TASK DETAILS = Search the material and gather each line with "React" in it.

───

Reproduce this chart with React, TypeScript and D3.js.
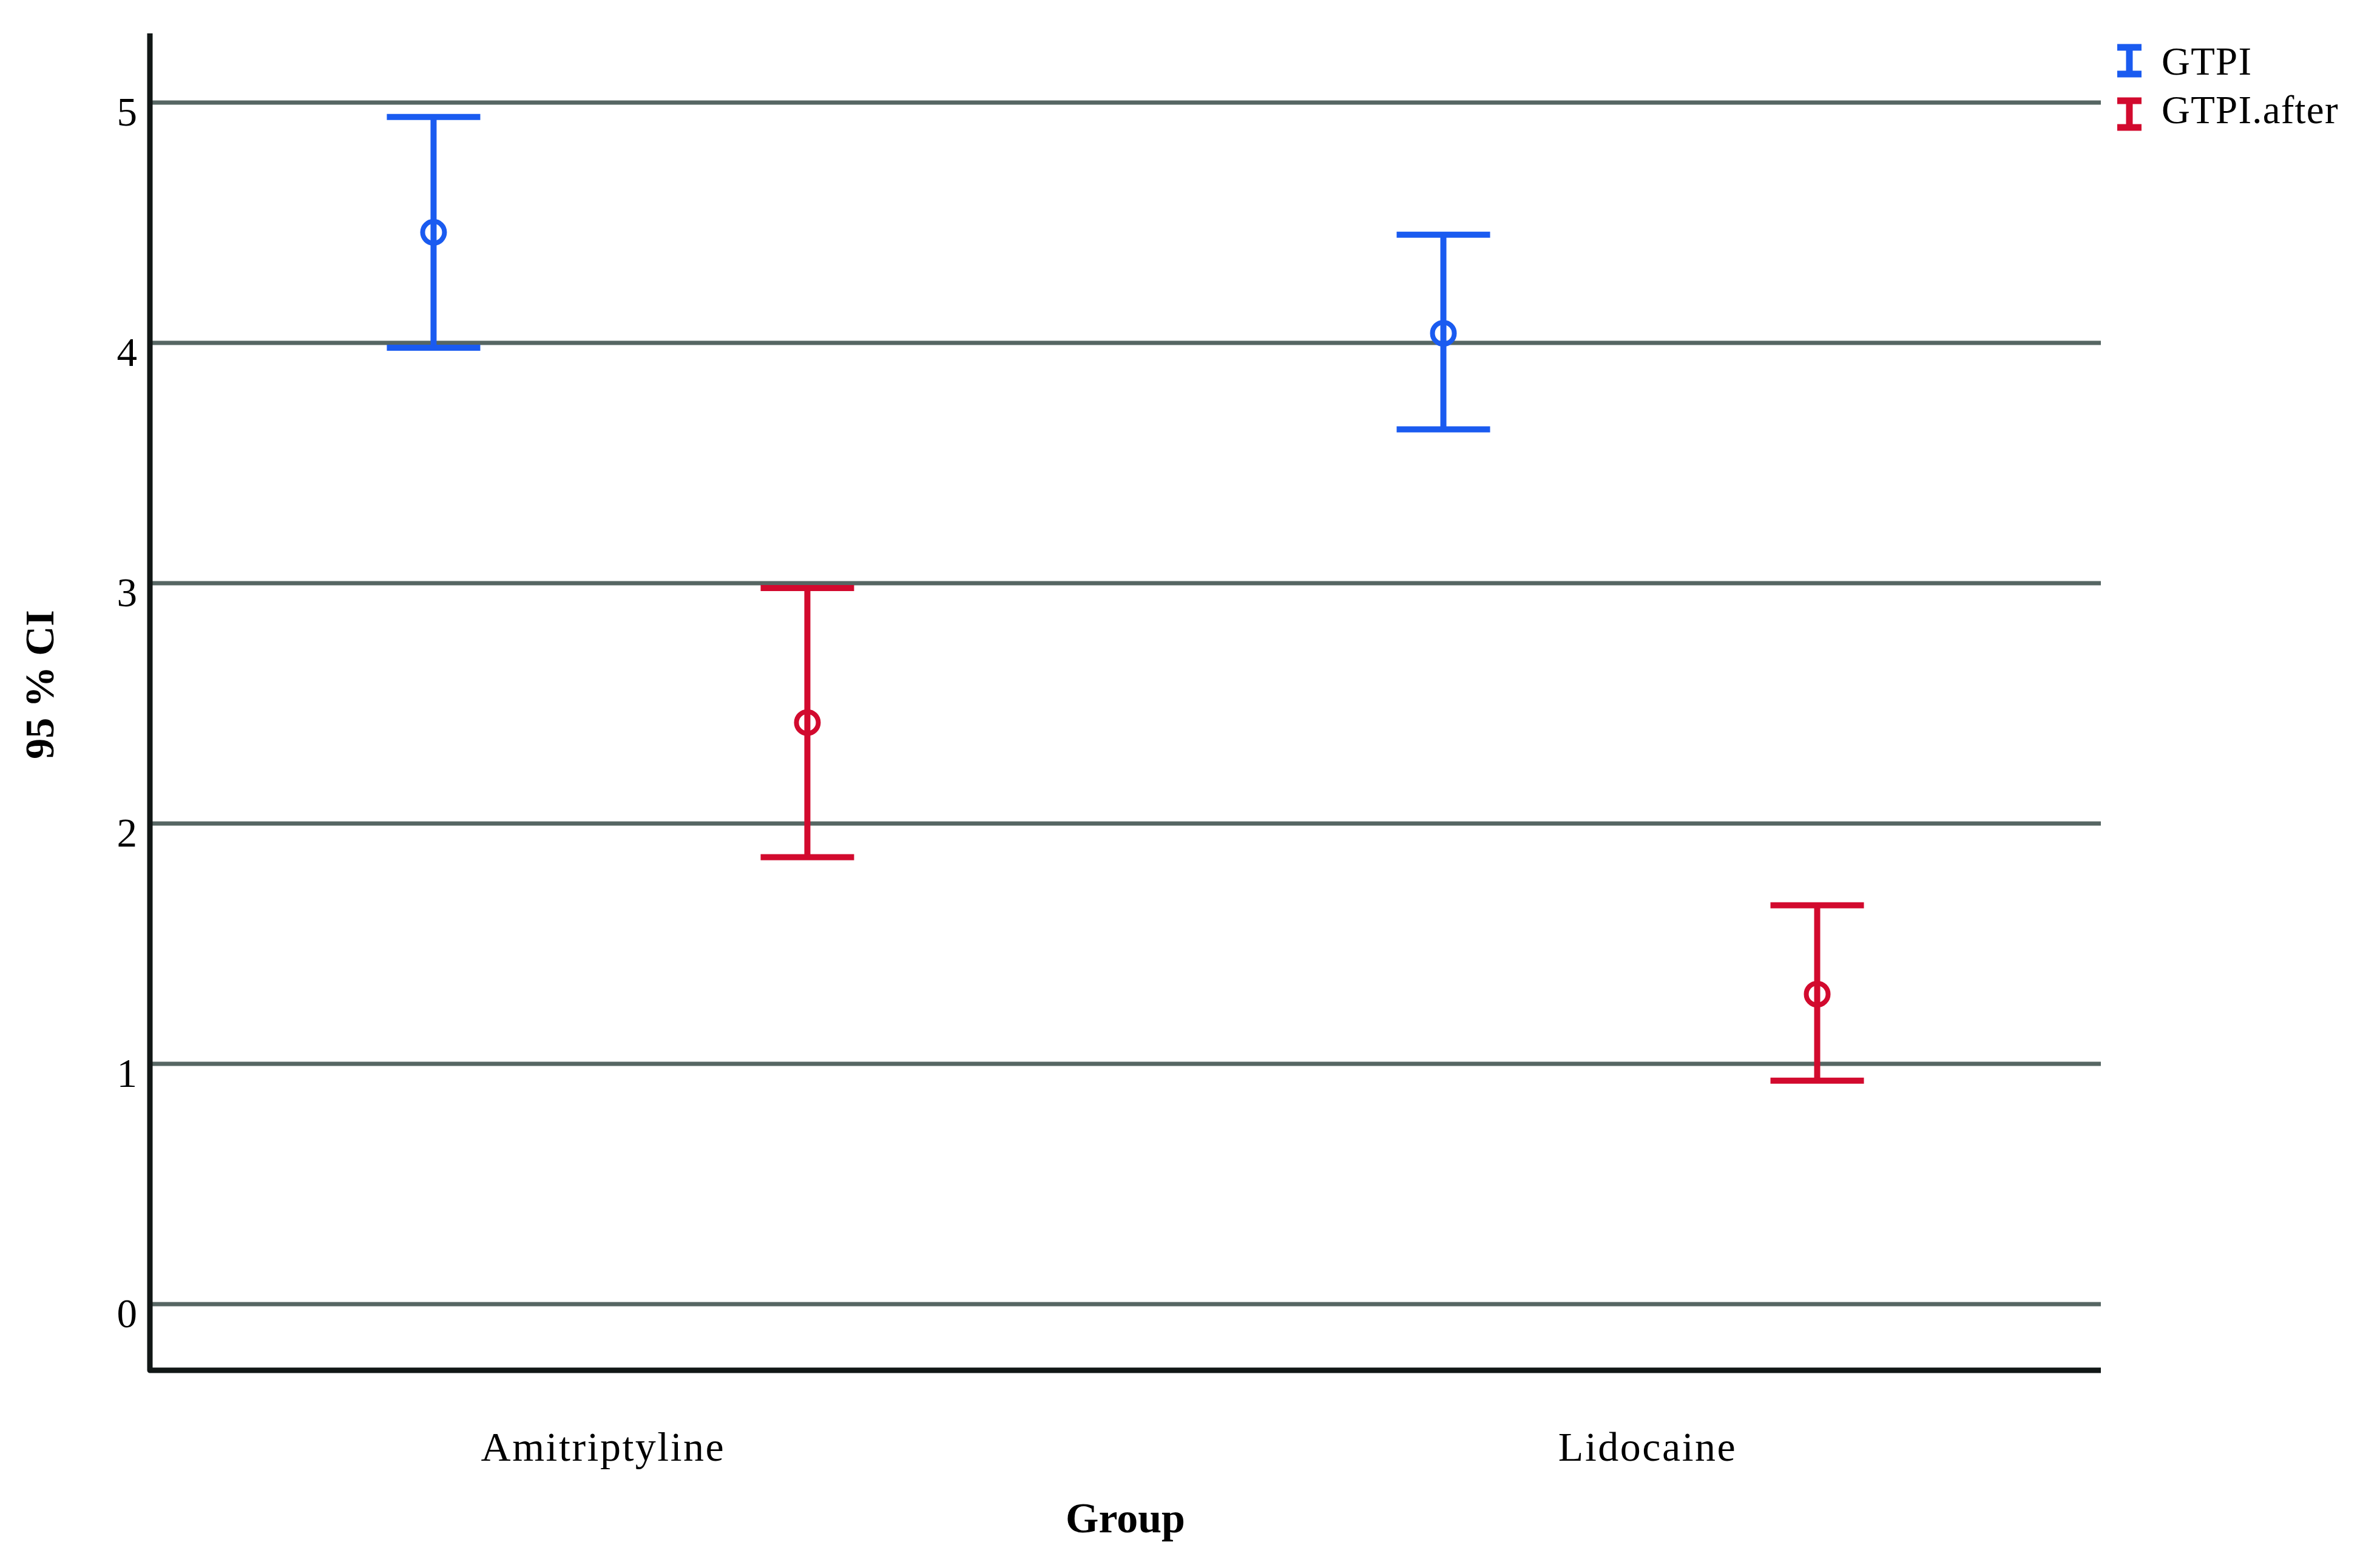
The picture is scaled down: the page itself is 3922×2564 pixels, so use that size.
import React from 'react';
import * as d3 from 'd3';

// Groups on the x axis and the two measured series
const groups = ['Amitriptyline', 'Lidocaine'];
const seriesNames = ['GTPI', 'GTPI.after'];
const seriesColors = ['#1a5bf0', '#d20a2e'];

// Mean and 95% CI bounds per series, one entry per group
const gtpiMean = [4.46, 4.04];
const gtpiLower = [3.98, 3.64];
const gtpiUpper = [4.94, 4.45];
const afterMean = [2.42, 1.29];
const afterLower = [1.86, 0.93];
const afterUpper = [2.98, 1.66];

const yTicks = [0, 1, 2, 3, 4, 5];

const WIDTH = 3922;
const HEIGHT = 2564;
const FONT = '"Liberation Serif", "Times New Roman", serif';

interface ErrorItem {
    group: string;
    series: string;
    mean: number;
    lower: number;
    upper: number;
    color: string;
}

const App: React.FC = () => {
    const left = 247;
    const right = 3462;
    const axisTop = 55;
    const axisBottom = 2258;

    // bar positions and label positions use slightly different paddings
    const x = d3.scalePoint<string>().domain(groups).range([left, right]).padding(0.466);
    const xLabel = d3.scalePoint<string>().domain(groups).range([left, right]).padding(0.434);
    const offset = d3.scalePoint<string>().domain(seriesNames).range([-308, 308]);
    const y = d3.scaleLinear().domain([0, 5]).range([2149, 169]);

    const items: ErrorItem[] = [];
    groups.forEach((g, i) => {
        items.push({ group: g, series: seriesNames[0], mean: gtpiMean[i], lower: gtpiLower[i], upper: gtpiUpper[i], color: seriesColors[0] });
        items.push({ group: g, series: seriesNames[1], mean: afterMean[i], lower: afterLower[i], upper: afterUpper[i], color: seriesColors[1] });
    });

    const capHalf = 77;
    const barStroke = 10;

    return (
        <svg
            width={WIDTH}
            height={HEIGHT}
            style={{ position: 'absolute', left: 0, top: 0, background: '#fff' }}
            fontFamily={FONT}
        >
            {/* horizontal gridlines */}
            {yTicks.map((t) => (
                <line key={`g${t}`} x1={left} x2={right} y1={y(t)} y2={y(t)} stroke="#566663" strokeWidth={7} />
            ))}

            {/* tick labels */}
            {yTicks.map((t) => (
                <text key={`t${t}`} x={226} y={y(t) + 38} textAnchor="end" fontSize={67} fill="#000">
                    {t}
                </text>
            ))}

            {/* axes */}
            <path
                d={`M${left},${axisTop} L${left},${axisBottom} L${right},${axisBottom}`}
                fill="none"
                stroke="#111716"
                strokeWidth={9}
                strokeLinejoin="round"
            />

            {/* error bars */}
            {items.map((d) => {
                const cx = (x(d.group) as number) + (offset(d.series) as number);
                return (
                    <g key={`${d.group}-${d.series}`} stroke={d.color} strokeWidth={barStroke} fill="none">
                        <line x1={cx} x2={cx} y1={y(d.upper)} y2={y(d.lower)} />
                        <line x1={cx - capHalf} x2={cx + capHalf} y1={y(d.upper)} y2={y(d.upper)} />
                        <line x1={cx - capHalf} x2={cx + capHalf} y1={y(d.lower)} y2={y(d.lower)} />
                        <circle cx={cx} cy={y(d.mean)} r={18} strokeWidth={8} />
                    </g>
                );
            })}

            {/* group labels */}
            {groups.map((g) => (
                <text key={g} x={xLabel(g)} y={2407} textAnchor="middle" fontSize={68} letterSpacing={2.5} fill="#000">
                    {g}
                </text>
            ))}

            {/* axis titles */}
            <text x={(left + right) / 2} y={2525} textAnchor="middle" fontSize={70} fontWeight="bold" fill="#000">
                Group
            </text>
            <text
                transform="translate(88,1128) rotate(-90)"
                textAnchor="middle"
                fontSize={68}
                fontWeight="bold"
                fill="#000"
            >
                95 % CI
            </text>

            {/* legend */}
            {seriesNames.map((s, i) => {
                const cy = 100 + i * 88;
                const lx = 3509;
                return (
                    <g key={s}>
                        <g stroke={seriesColors[i]} strokeWidth={11}>
                            <line x1={lx} x2={lx} y1={cy - 26} y2={cy + 26} />
                            <line x1={lx - 20} x2={lx + 20} y1={cy - 22} y2={cy - 22} />
                            <line x1={lx - 20} x2={lx + 20} y1={cy + 22} y2={cy + 22} />
                        </g>
                        <text x={3562} y={123 + i * 80} fontSize={65} letterSpacing={1.2} fill="#000">
                            {s}
                        </text>
                    </g>
                );
            })}
        </svg>
    );
};

export default App;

───

WRITTEN RESPONSE =
Reproduce this chart with React, TypeScript and D3.js.
import React from 'react';
const App: React.FC = () => {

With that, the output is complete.